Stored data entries
::::
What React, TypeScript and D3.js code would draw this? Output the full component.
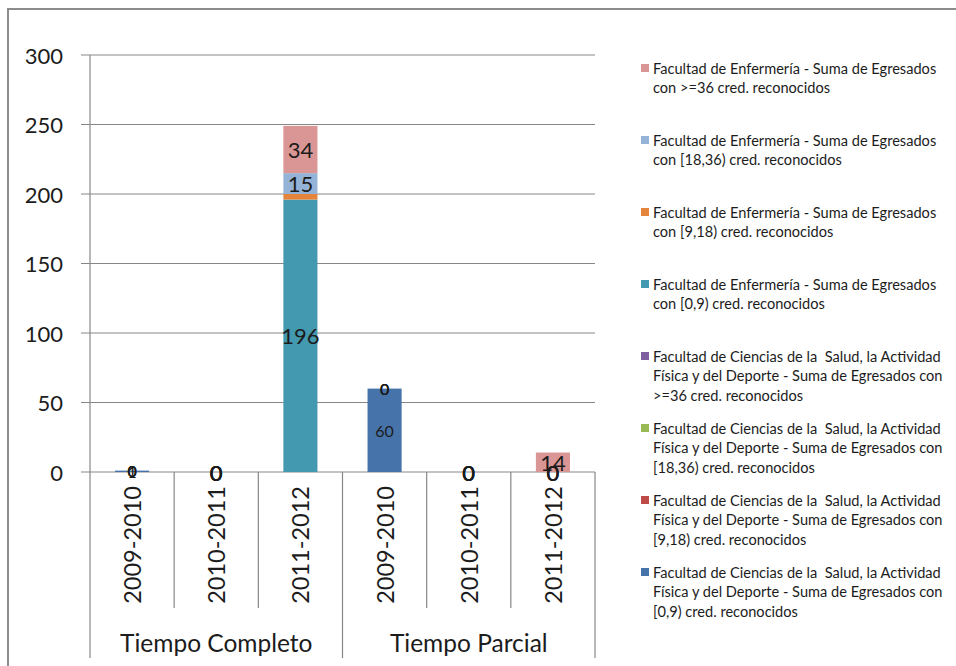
import React from "react";
import * as d3 from "d3";

const groups = ["Tiempo Completo", "Tiempo Parcial"];
const years = ["2009-2010", "2010-2011", "2011-2012"];
const categories = groups.flatMap((g) => years.map((y) => `${g}|${y}`));

// stacking order bottom -> top; null = no data (no label)
const seriesNames = [
  "Facultad de Ciencias de la  Salud, la Actividad Física y del Deporte - Suma de Egresados con [0,9) cred. reconocidos",
  "Facultad de Ciencias de la  Salud, la Actividad Física y del Deporte - Suma de Egresados con [9,18) cred. reconocidos",
  "Facultad de Ciencias de la  Salud, la Actividad Física y del Deporte - Suma de Egresados con [18,36) cred. reconocidos",
  "Facultad de Ciencias de la  Salud, la Actividad Física y del Deporte - Suma de Egresados con >=36 cred. reconocidos",
  "Facultad de Enfermería - Suma de Egresados con [0,9) cred. reconocidos",
  "Facultad de Enfermería - Suma de Egresados con [9,18) cred. reconocidos",
  "Facultad de Enfermería - Suma de Egresados con [18,36) cred. reconocidos",
  "Facultad de Enfermería - Suma de Egresados con >=36 cred. reconocidos",
];
const cieA = [1, null, null, 60, null, null];
const cieB = [0, null, null, 0, null, null];
const cieC = [0, null, null, 0, null, null];
const cieD = [0, null, null, 0, null, null];
const enfA = [null, 0, 196, null, 0, 0];
const enfB = [null, 0, 4, null, 0, 0];
const enfC = [null, 0, 15, null, 0, 0];
const enfD = [null, 0, 34, null, 0, 14];
const seriesValues = [cieA, cieB, cieC, cieD, enfA, enfB, enfC, enfD];
const seriesColors = ["#4674AA", "#BE4B48", "#98B954", "#7E5F9F", "#4399AF", "#E4853B", "#95B3D7", "#D99694"];
const seriesIsEnf = [false, false, false, false, true, true, true, true];
const hiddenLabels = ["5|2"];

const yTicks = [0, 50, 100, 150, 200, 250, 300];

const legendLines = [
  ["Facultad de Enfermería - Suma de Egresados", "con >=36 cred. reconocidos"],
  ["Facultad de Enfermería - Suma de Egresados", "con [18,36) cred. reconocidos"],
  ["Facultad de Enfermería - Suma de Egresados", "con [9,18) cred. reconocidos"],
  ["Facultad de Enfermería - Suma de Egresados", "con [0,9) cred. reconocidos"],
  ["Facultad de Ciencias de la  Salud, la Actividad", "Física y del Deporte - Suma de Egresados con", ">=36 cred. reconocidos"],
  ["Facultad de Ciencias de la  Salud, la Actividad", "Física y del Deporte - Suma de Egresados con", "[18,36) cred. reconocidos"],
  ["Facultad de Ciencias de la  Salud, la Actividad", "Física y del Deporte - Suma de Egresados con", "[9,18) cred. reconocidos"],
  ["Facultad de Ciencias de la  Salud, la Actividad", "Física y del Deporte - Suma de Egresados con", "[0,9) cred. reconocidos"],
];
const legendSeriesIndex = [7, 6, 5, 4, 3, 2, 1, 0];

const W = 956;
const H = 666;
const FONT = "Lato, 'Open Sans', sans-serif";
const TEXT = "#1c1c1c";
const AXIS = "#878787";

export default function App() {
  const left = 90, right = 595, top = 55, bottom = 472;
  const x = d3.scaleBand<string>().domain(categories).range([left, right]).padding(0);
  const y = d3.scaleLinear().domain([0, 300]).range([bottom, top]);
  const bw = x.bandwidth() * 0.405;

  const table = categories.map((c, i) => {
    const row: any = { cat: c };
    seriesValues.forEach((s, k) => (row[k] = s[i] ?? 0));
    return row;
  });
  const stack = d3.stack<any>().keys(seriesValues.map((_, k) => String(k)))(table);

  const bounds = categories.map((c) => x(c) as number).concat([right]);

  return (
    <div style={{ position: "fixed", left: 0, top: 0 }}>
      <svg width={W} height={H} style={{ display: "block", background: "#fff" }} fontFamily={FONT}>
        <rect x={8} y={9} width={1000} height={700} fill="#fff" stroke="#8c8c8c" strokeWidth={2} />
        {/* gridlines */}
        {yTicks.map((t) => (
          <line key={t} x1={left - 9} x2={right} y1={y(t)} y2={y(t)} stroke={AXIS} strokeWidth={1.2} />
        ))}
        <line x1={left} x2={left} y1={top} y2={bottom} stroke={AXIS} strokeWidth={1.2} />
        {yTicks.map((t) => (
          <text key={t} x={63} y={y(t)} textAnchor="end" dominantBaseline="central" fontSize={22} fill={TEXT}>
            {t}
          </text>
        ))}
        {/* category separators */}
        {bounds.map((bx, i) => {
          const isGroup = i % years.length === 0;
          return (
            <line key={i} x1={bx} x2={bx} y1={bottom} y2={isGroup ? 658 : 608} stroke={AXIS} strokeWidth={1.2} />
          );
        })}
        {/* bars */}
        {stack.map((layer, k) =>
          layer.map((d, i) => {
            const v = seriesValues[k][i];
            if (v === null || v === 0) return null;
            const cx = (x(categories[i]) as number) + x.bandwidth() / 2;
            return (
              <rect
                key={`${k}-${i}`}
                x={cx - bw / 2}
                y={y(d[1])}
                width={bw}
                height={y(d[0]) - y(d[1])}
                fill={seriesColors[k]}
              />
            );
          })
        )}
        {/* labels */}
        {stack.map((layer, k) =>
          layer.map((d, i) => {
            const v = seriesValues[k][i];
            if (v === null || hiddenLabels.includes(`${k}|${i}`)) return null;
            const cx = (x(categories[i]) as number) + x.bandwidth() / 2;
            const cy = (y(d[0]) + y(d[1])) / 2;
            return (
              <text
                key={`l${k}-${i}`}
                x={cx}
                y={cy}
                textAnchor="middle"
                dominantBaseline="central"
                fontSize={seriesIsEnf[k] ? 22 : 16}
                fill={TEXT}
              >
                {v}
              </text>
            );
          })
        )}
        {/* year labels */}
        {categories.map((c, i) => {
          const cx = (x(c) as number) + x.bandwidth() / 2;
          return (
            <text
              key={c}
              transform={`translate(${cx},486) rotate(-90)`}
              textAnchor="end"
              dominantBaseline="central"
              fontSize={23.5}
              fill={TEXT}
            >
              {years[i % years.length]}
            </text>
          );
        })}
        {groups.map((g, gi) => {
          const x0 = x(categories[gi * years.length]) as number;
          const x1 = bounds[(gi + 1) * years.length];
          return (
            <text key={g} x={(x0 + x1) / 2} y={642} textAnchor="middle" dominantBaseline="central" fontSize={24.5} fill={TEXT}>
              {g}
            </text>
          );
        })}
        {/* legend */}
        {legendLines.map((lines, li) => {
          const y0 = 68 + li * 72;
          const k = legendSeriesIndex[li];
          return (
            <g key={li}>
              <rect x={641} y={y0 - 4} width={8} height={8} fill={seriesColors[k]} />
              {lines.map((t, j) => (
                <text key={j} x={653} y={y0 + j * 19.6} dominantBaseline="central" fontSize={14.6} fill={TEXT} style={{ whiteSpace: "pre" }}>
                  {t}
                </text>
              ))}
            </g>
          );
        })}
      </svg>
    </div>
  );
}
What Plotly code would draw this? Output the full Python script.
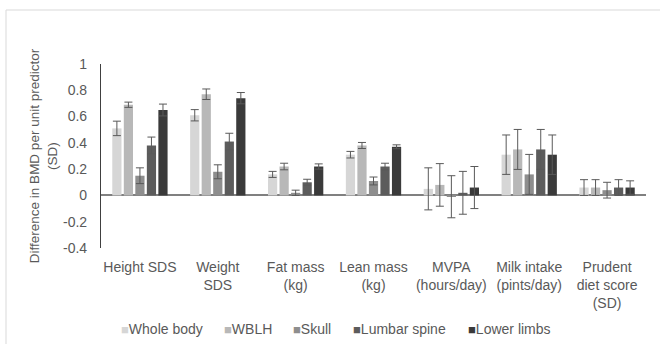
import plotly.graph_objects as go

categories = ["Height SDS", "Weight<br>SDS", "Fat mass<br>(kg)", "Lean mass<br>(kg)",
              "MVPA<br>(hours/day)", "Milk intake<br>(pints/day)", "Prudent<br>diet score<br>(SD)"]

series_names = ["Whole body", "WBLH", "Skull", "Lumbar spine", "Lower limbs"]
whole_body = [0.51, 0.61, 0.16, 0.31, 0.05, 0.31, 0.06]
wblh = [0.69, 0.77, 0.22, 0.38, 0.08, 0.35, 0.06]
skull = [0.15, 0.18, 0.02, 0.11, -0.01, 0.16, 0.04]
lumbar_spine = [0.38, 0.41, 0.10, 0.22, 0.02, 0.35, 0.06]
lower_limbs = [0.65, 0.74, 0.22, 0.37, 0.06, 0.31, 0.06]

err_whole_body = [0.055, 0.043, 0.023, 0.025, 0.16, 0.15, 0.06]
err_wblh = [0.02, 0.04, 0.025, 0.023, 0.162, 0.152, 0.06]
err_skull = [0.06, 0.053, 0.02, 0.03, 0.16, 0.152, 0.06]
err_lumbar_spine = [0.064, 0.063, 0.023, 0.025, 0.163, 0.152, 0.06]
err_lower_limbs = [0.045, 0.043, 0.02, 0.015, 0.16, 0.15, 0.051]

y_tick_vals = [1, 0.8, 0.6, 0.4, 0.2, 0, -0.2, -0.4]
y_tick_text = ["1", "0.8", "0.6", "0.4", "0.2", "0", "-0.2", "-0.4"]

values = [whole_body, wblh, skull, lumbar_spine, lower_limbs]
errors = [err_whole_body, err_wblh, err_skull, err_lumbar_spine, err_lower_limbs]
colors = ["#d6d6d6", "#b8b8b8", "#8e8e8e", "#5c5c5c", "#3a3a3a"]

fig = go.Figure()
for name, v, e, c in zip(series_names, values, errors, colors):
    fig.add_trace(go.Bar(
        x=categories, y=v, name=name, marker=dict(color=c, line=dict(width=0)),
        error_y=dict(type="data", array=e, visible=True, color="#595959",
                     thickness=1, width=4),
        showlegend=False,
    ))

# legend drawn as text items
legend_x_px = [119, 222, 291, 351, 466]
L, R, T, B = 101, 14, 64, 96
pw = 660 - L - R
ph = 344 - T - B
annotations = []
for name, c, px in zip(series_names, colors, legend_x_px):
    annotations.append(dict(
        xref="paper", yref="paper", x=(px - L) / pw, y=(248 - 329) / ph,
        xanchor="left", yanchor="middle", showarrow=False,
        text=f'<span style="color:{c};font-size:13px">■</span>{name}',
        font=dict(size=14, color="#595959"),
    ))

font = "Liberation Sans, Arial, sans-serif"
fig.update_layout(
    width=660, height=344,
    margin=dict(l=L, r=R, t=T, b=B),
    paper_bgcolor="white", plot_bgcolor="white",
    barmode="group", bargap=0.26, bargroupgap=0.2,
    font=dict(family=font, color="#595959", size=14),
    showlegend=False,
    xaxis=dict(showline=False, ticks="", showgrid=False, ticklabelstandoff=9,
               tickfont=dict(size=14, color="#595959")),
    yaxis=dict(range=[-0.4, 1], tickvals=y_tick_vals, ticktext=y_tick_text,
               showgrid=False, showline=True, linecolor="#404040", linewidth=1.2,
               ticks="", zeroline=True, zerolinecolor="#808080", zerolinewidth=1.5,
               ticklabelstandoff=10,
               tickfont=dict(size=14, color="#595959"),
               title=dict(text="Difference in BMD per unit predictor<br>(SD)",
                          font=dict(size=13.5, color="#595959"), standoff=2)),
    annotations=annotations,
    shapes=[dict(type="rect", xref="paper", yref="paper",
                 x0=(6 - L) / pw, x1=1.2, y0=-1.0, y1=(248 - 10) / ph,
                 line=dict(color="#d9d9d9", width=1), fillcolor="rgba(0,0,0,0)",
                 layer="below")],
)

fig.write_html("out.html", config={"displayModeBar": False},
               post_script="document.body.style.margin='0';document.body.style.padding='0';")
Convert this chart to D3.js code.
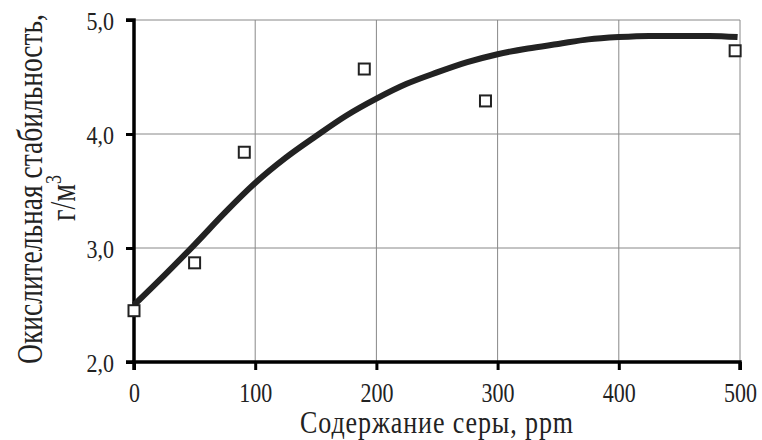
<!DOCTYPE html>
<html><head><meta charset="utf-8">
<script src="https://cdn.jsdelivr.net/npm/d3@7"></script>
<style>body{margin:0;background:#fff}svg{display:block}text{font-family:"Liberation Serif","Times New Roman",serif;fill:#222}</style>
</head><body>
<svg id="c" width="762" height="440"></svg>
<script>
const pointX = [0, 50, 91, 190, 290, 496];
const pointY = [2.45, 2.87, 3.84, 4.57, 4.29, 4.73];
const curveX = [0,25,50,75,100,125,150,175,200,225,250,275,300,325,350,375,400,425,450,475,498];
const curveY = [2.50,2.76,3.03,3.31,3.57,3.79,3.98,4.16,4.31,4.44,4.54,4.63,4.70,4.75,4.79,4.83,4.85,4.86,4.86,4.86,4.85];
const xTicks = [0,100,200,300,400,500];
const yTicks = [2,3,4,5];
const xTitle = "Содержание серы, ppm";
const yTitle1 = "Окислительная стабильность,";

const svg = d3.select("#c");
const x = d3.scaleLinear().domain([0,500]).range([134,740]);
const y = d3.scaleLinear().domain([2,5]).range([362,20]);
const TS = 1.12, STRETCH = 1.22, YS = 1.3;

// grid
svg.append("g").selectAll("line").data(xTicks.slice(1)).join("line")
  .attr("x1",d=>x(d)).attr("x2",d=>x(d)).attr("y1",y(2)).attr("y2",y(5))
  .attr("stroke","#888").attr("stroke-width",1);
svg.append("g").selectAll("line").data(yTicks.slice(1)).join("line")
  .attr("x1",x(0)).attr("x2",x(500)).attr("y1",d=>y(d)).attr("y2",d=>y(d))
  .attr("stroke","#888").attr("stroke-width",1);

// axes
const fmt = d=>d3.format(".1f")(d).replace(".",",");
const ya = svg.append("g").attr("transform",`translate(${x(0)},0)`)
  .call(d3.axisLeft(y).tickValues(yTicks).tickSize(8).tickFormat(fmt));
const xa = svg.append("g").attr("transform",`translate(0,${y(2)})`)
  .call(d3.axisBottom(x).tickValues(xTicks).tickSize(8).tickFormat(d3.format("d")));
[ya,xa].forEach(a=>{
  a.select(".domain").attr("stroke","#000").attr("stroke-width",3.5);
  a.selectAll(".tick line").attr("stroke","#000").attr("stroke-width",3);
  a.selectAll(".tick text").attr("font-size",22).attr("font-family","Liberation Serif").attr("fill","#222")
    .attr("x",0).attr("y",0).attr("dy",null);
});
ya.selectAll(".tick text").attr("text-anchor","end").attr("transform",`translate(-20,9) scale(1,${TS})`);
xa.selectAll(".tick text").attr("text-anchor","middle").attr("transform",`translate(0,40) scale(1,${TS+0.08})`);
ya.select(".domain").attr("d",`M-8,${y(5)}H0V${y(2)}H-8`);
xa.select(".domain").attr("d",`M${x(0)},8V0H${x(500)}V8`);

// curve
const line = d3.line().x(d=>x(d[0])).y(d=>y(d[1])).curve(d3.curveMonotoneX);
svg.append("path").datum(curveX.map((v,i)=>[v,curveY[i]]))
  .attr("d",line).attr("fill","none").attr("stroke","#222").attr("stroke-width",6).attr("stroke-linecap","butt");

// points
svg.append("g").selectAll("rect").data(pointX.map((v,i)=>[v,pointY[i]])).join("rect")
  .attr("x",d=>x(d[0])-5.5).attr("y",d=>y(d[1])-5.5).attr("width",11).attr("height",11)
  .attr("fill","#fff").attr("stroke","#222").attr("stroke-width",2);

// titles
svg.append("text").attr("transform",`translate(437,433) scale(1,${STRETCH})`).attr("text-anchor","middle")
  .attr("font-size",26).attr("letter-spacing",0.9).text(xTitle);
svg.append("text").attr("transform",`translate(42,189) rotate(-90) scale(1,${YS})`).attr("text-anchor","middle")
  .attr("font-size",27.5).text(yTitle1);
const y2 = svg.append("text").attr("transform",`translate(75,198) rotate(-90) scale(1,${YS})`).attr("text-anchor","middle").attr("font-size",28);
y2.append("tspan").text("г/м");
y2.append("tspan").attr("dy",-11).attr("font-size",18).text("3");
</script>
</body></html>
::::
Your goal: Print, exactly as written, the lines above from the first one to the one containing "const categories = groups.flatMap((g)". Leave out pictures.

Response:
What React, TypeScript and D3.js code would draw this? Output the full component.
import React from "react";
import * as d3 from "d3";

const groups = ["Tiempo Completo", "Tiempo Parcial"];
const years = ["2009-2010", "2010-2011", "2011-2012"];
const categories = groups.flatMap((g) => years.map((y) => `${g}|${y}`));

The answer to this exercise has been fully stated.